While this kind of red glass souvenir is very characteristic of the kind of objects available at local and national exhibitions during the late 19th and early 20th centuries, it also reflects the absence of a local glass industry and the reliance on an east European glass making tradition. Until the late 19th century, red glass was regarded as highly precious due to the addition of a gold flux. However, Bohemian glass manufacturers were able to mass produce red glass by the addition of copper. As seen in this souvenir axe, this helped create a top layer of red glass, suggesting a preciousness, but also enabling engraving and inscriptions in the white glass underneath. Being able to personalise the souvenir would have been very popular. This souvenir is inscribed: ‘From Eva to Dad & Mum’.

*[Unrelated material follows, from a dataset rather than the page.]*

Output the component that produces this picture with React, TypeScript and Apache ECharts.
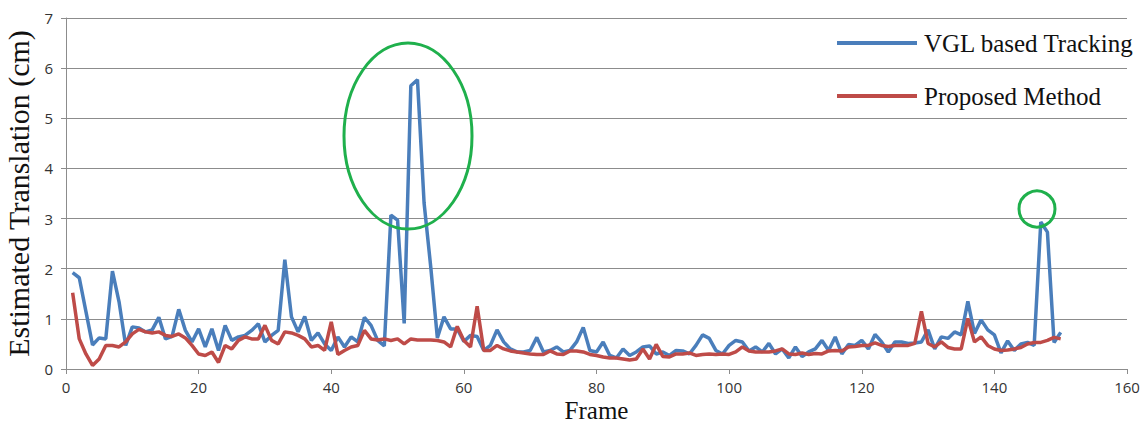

The axe may also have had symbolic resonance for audiences at the time as a reminder of the region’s settlement by Pākehā in the mid-19th century. At the time of the Dunedin Exhibition in the 1920s, early settler societies were well established, there had been an outpouring of books of pioneer reminiscences, and a number of public commemorations dedicated to pioneers or ‘Old Identities.’ As Fiona Hamilton (2002) notes, these activities were a crucial part of the process of colonisation, creating Pākehā foundation narratives that emphasised industriousness and cooperation while obscuring memories of disruption and displacement. The axe can be viewed in that context, revealing something of how histories of Pākehā and settlement have been constructed.
References:
Hamilton, F. (2002). Pioneering History: Negotiating Pakeha Collective Memory in the Late Nineteenth and Early Twentieth Centuries. New Zealand Journal of History (36, 1), 66-81.
Ministry for Culture and Heritage (2020). New Zealand and South Seas International Exhibition opens. NZHistory.govt.nz. New Zealand: Ministry for Culture and Heritage.